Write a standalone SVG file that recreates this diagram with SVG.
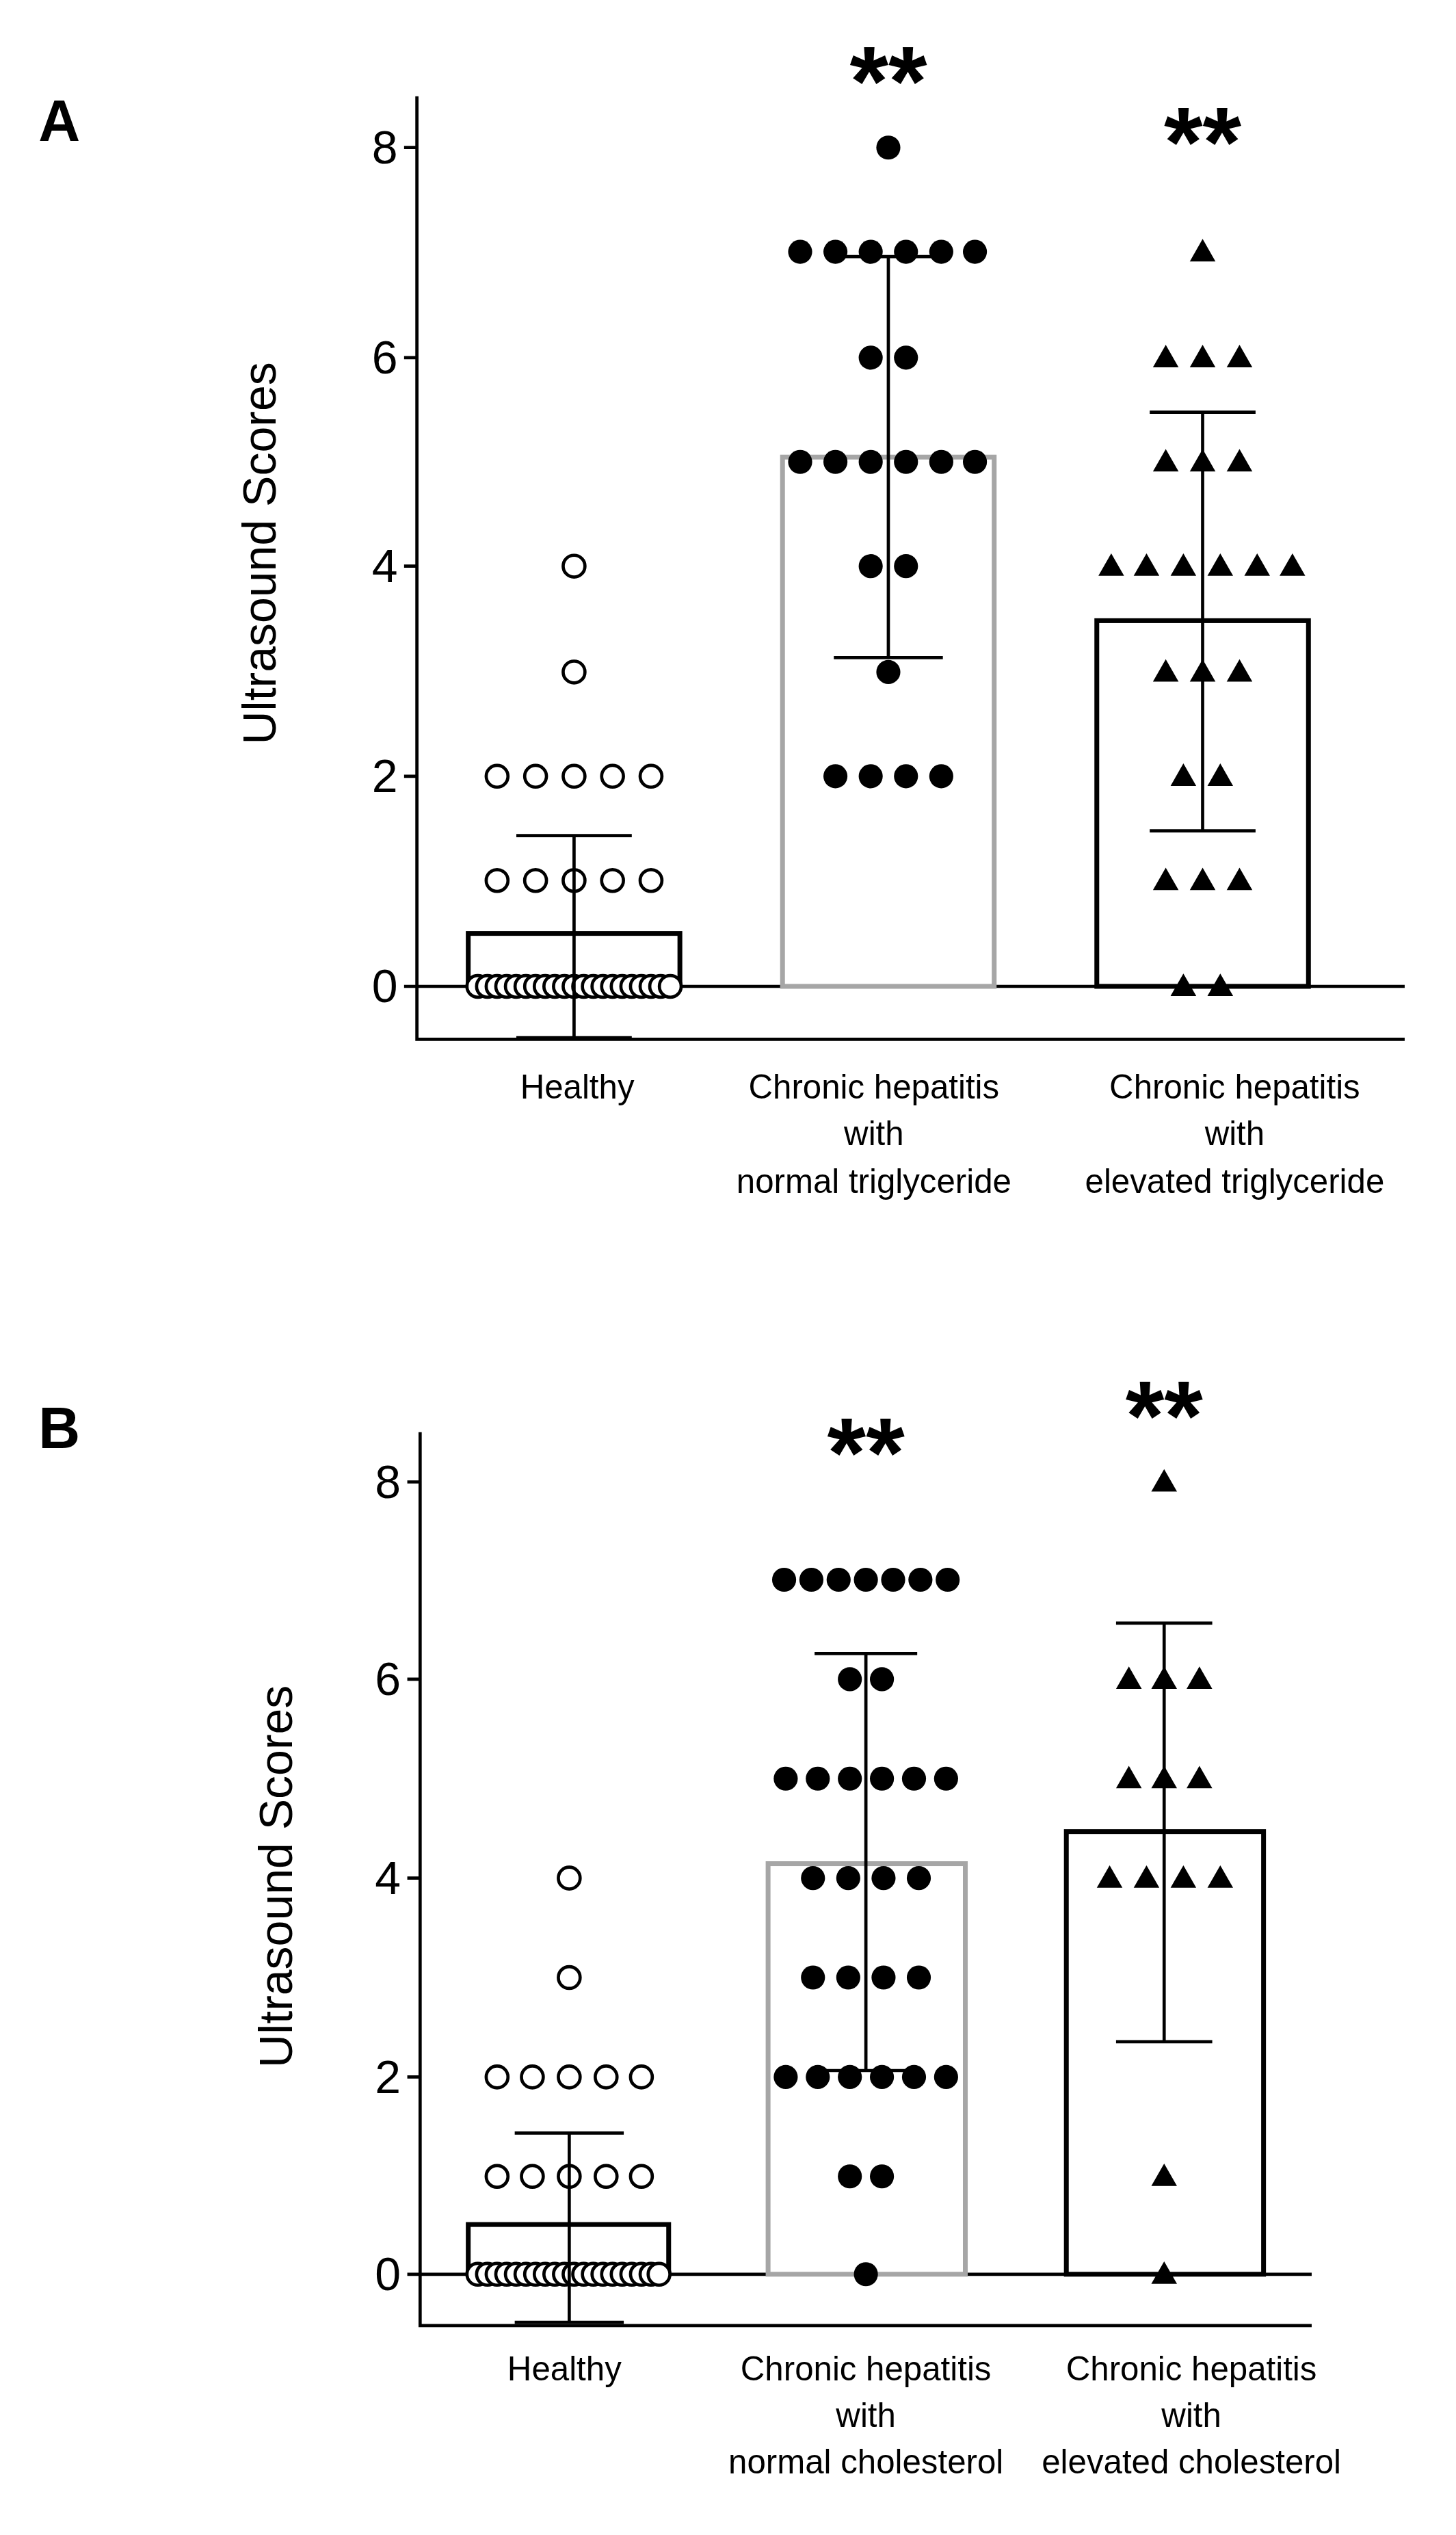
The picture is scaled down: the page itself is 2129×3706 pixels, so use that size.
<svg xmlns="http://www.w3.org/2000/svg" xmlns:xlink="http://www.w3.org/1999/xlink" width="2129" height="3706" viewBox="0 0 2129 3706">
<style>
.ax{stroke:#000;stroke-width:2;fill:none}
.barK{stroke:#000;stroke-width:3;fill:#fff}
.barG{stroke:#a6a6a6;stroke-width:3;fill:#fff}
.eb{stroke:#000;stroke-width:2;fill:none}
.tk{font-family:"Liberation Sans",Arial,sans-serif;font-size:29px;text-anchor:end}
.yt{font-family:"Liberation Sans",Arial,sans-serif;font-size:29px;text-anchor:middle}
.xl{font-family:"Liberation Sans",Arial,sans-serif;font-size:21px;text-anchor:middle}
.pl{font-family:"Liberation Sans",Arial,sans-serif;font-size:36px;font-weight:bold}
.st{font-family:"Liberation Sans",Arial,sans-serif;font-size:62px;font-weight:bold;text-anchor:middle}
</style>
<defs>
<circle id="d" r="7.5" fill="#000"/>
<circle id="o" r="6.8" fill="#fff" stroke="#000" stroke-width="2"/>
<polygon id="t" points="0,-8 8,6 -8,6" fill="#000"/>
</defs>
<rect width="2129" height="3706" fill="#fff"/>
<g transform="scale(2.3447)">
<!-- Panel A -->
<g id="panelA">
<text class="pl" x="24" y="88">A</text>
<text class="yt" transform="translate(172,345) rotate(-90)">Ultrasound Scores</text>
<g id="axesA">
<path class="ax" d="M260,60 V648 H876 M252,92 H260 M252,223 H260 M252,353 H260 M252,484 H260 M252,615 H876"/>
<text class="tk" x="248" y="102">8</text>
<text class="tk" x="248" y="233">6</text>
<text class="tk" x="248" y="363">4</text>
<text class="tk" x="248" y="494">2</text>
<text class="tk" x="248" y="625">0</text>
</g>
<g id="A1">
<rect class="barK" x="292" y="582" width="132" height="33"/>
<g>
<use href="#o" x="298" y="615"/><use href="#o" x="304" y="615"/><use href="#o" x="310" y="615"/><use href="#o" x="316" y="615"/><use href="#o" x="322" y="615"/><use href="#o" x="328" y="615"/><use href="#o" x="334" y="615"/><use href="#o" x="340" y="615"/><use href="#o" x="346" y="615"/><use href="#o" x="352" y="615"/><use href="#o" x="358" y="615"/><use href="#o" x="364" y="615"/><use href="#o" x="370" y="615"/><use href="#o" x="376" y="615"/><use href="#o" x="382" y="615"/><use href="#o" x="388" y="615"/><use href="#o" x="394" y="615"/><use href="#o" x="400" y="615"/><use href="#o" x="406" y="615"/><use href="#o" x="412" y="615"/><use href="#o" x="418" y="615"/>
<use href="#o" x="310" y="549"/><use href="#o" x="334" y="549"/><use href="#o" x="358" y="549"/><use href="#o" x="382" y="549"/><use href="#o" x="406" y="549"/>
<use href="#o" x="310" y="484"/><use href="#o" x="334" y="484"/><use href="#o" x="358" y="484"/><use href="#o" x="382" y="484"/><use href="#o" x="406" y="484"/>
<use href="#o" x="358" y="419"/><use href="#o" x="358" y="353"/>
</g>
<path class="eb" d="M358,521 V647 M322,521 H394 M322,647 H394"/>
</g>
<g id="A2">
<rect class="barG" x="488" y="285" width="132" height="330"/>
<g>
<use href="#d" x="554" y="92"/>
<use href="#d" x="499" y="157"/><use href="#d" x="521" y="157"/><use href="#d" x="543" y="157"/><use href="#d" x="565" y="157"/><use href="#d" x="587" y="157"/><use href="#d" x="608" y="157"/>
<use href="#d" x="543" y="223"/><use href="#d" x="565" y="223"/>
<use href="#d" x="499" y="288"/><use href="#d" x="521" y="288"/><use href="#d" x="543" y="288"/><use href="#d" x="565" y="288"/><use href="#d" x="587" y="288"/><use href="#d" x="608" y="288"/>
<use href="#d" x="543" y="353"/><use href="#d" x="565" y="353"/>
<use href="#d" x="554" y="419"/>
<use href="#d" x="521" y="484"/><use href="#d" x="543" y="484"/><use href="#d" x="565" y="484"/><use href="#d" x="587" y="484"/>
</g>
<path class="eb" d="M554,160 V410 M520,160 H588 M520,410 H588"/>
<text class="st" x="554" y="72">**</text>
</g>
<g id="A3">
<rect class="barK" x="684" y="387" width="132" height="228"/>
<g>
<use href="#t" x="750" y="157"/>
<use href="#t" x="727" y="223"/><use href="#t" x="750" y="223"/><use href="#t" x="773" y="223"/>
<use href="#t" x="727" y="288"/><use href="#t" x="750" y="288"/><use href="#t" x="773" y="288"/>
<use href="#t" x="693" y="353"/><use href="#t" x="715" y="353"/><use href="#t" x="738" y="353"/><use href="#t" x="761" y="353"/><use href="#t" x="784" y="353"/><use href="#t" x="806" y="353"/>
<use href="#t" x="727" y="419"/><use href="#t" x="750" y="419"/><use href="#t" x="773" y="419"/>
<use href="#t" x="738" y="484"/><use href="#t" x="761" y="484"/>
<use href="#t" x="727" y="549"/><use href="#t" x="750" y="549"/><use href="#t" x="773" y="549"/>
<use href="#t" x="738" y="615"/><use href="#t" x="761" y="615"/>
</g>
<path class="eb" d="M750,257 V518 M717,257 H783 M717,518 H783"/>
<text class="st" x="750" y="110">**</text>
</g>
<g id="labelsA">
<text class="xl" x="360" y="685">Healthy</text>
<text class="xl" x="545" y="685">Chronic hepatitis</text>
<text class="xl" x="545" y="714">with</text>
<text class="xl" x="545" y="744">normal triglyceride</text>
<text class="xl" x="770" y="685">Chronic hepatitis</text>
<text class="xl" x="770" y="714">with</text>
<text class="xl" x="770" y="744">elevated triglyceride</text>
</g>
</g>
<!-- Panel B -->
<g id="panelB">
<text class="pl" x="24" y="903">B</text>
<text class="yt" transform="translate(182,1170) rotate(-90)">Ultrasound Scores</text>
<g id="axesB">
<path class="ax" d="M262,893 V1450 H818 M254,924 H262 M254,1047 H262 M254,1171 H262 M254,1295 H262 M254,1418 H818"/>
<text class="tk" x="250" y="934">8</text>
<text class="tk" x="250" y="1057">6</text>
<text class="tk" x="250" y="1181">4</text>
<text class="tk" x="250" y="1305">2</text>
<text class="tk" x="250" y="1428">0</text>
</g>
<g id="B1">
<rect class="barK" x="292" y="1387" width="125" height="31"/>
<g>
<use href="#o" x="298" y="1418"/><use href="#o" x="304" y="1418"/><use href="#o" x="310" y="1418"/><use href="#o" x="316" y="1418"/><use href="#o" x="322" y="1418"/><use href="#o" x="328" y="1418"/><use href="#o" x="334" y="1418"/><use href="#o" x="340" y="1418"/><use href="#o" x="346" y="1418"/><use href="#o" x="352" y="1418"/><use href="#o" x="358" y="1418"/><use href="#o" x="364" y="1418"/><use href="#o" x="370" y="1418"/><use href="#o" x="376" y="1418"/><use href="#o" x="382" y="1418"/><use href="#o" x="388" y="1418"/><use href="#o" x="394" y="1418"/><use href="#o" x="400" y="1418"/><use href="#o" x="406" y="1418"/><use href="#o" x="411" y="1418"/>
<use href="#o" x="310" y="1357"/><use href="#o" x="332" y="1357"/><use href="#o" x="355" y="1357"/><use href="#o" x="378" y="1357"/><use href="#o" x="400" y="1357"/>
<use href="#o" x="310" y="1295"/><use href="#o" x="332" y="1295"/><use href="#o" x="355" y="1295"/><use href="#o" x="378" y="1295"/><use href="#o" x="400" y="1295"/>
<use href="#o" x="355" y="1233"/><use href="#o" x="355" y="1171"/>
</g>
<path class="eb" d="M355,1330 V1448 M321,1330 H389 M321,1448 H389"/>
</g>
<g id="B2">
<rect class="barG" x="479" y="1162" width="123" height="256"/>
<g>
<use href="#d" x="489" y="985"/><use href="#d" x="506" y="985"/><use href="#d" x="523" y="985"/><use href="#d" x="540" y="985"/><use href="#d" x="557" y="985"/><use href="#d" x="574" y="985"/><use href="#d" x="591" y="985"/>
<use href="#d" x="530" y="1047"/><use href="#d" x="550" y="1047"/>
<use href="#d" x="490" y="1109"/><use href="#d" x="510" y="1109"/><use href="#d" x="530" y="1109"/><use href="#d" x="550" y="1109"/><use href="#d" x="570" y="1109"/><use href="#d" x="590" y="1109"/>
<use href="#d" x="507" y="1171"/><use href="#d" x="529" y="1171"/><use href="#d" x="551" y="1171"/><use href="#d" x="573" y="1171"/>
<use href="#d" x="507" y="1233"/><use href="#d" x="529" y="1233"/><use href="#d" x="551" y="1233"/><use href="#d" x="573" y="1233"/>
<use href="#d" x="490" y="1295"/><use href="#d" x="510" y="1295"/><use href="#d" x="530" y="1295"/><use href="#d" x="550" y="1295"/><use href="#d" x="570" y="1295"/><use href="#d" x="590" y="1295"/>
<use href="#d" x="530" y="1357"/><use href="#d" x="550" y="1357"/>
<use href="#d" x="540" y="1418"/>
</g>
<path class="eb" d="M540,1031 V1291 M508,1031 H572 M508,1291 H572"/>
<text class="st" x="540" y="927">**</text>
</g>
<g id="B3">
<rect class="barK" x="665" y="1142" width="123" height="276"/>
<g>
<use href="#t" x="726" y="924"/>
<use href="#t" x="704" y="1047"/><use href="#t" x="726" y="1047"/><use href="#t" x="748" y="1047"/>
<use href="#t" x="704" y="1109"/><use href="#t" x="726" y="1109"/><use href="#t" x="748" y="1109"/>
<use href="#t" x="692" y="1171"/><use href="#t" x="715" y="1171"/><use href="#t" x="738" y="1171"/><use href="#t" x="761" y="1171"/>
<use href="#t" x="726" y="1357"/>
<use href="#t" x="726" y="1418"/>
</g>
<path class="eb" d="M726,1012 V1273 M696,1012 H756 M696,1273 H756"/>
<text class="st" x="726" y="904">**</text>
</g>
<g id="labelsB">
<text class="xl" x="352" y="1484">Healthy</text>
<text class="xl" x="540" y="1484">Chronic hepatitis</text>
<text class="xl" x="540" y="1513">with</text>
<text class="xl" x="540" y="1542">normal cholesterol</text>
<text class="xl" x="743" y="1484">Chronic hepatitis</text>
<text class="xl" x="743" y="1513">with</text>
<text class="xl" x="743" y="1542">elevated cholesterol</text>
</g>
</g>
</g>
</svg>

### YOUR TASK
The lines to collect are those holding the string "that"; copy them all.

### RESPONSE TO THIS TASK
Write a standalone SVG file that recreates this diagram with SVG.
The picture is scaled down: the page itself is 2129×3706 pixels, so use that size.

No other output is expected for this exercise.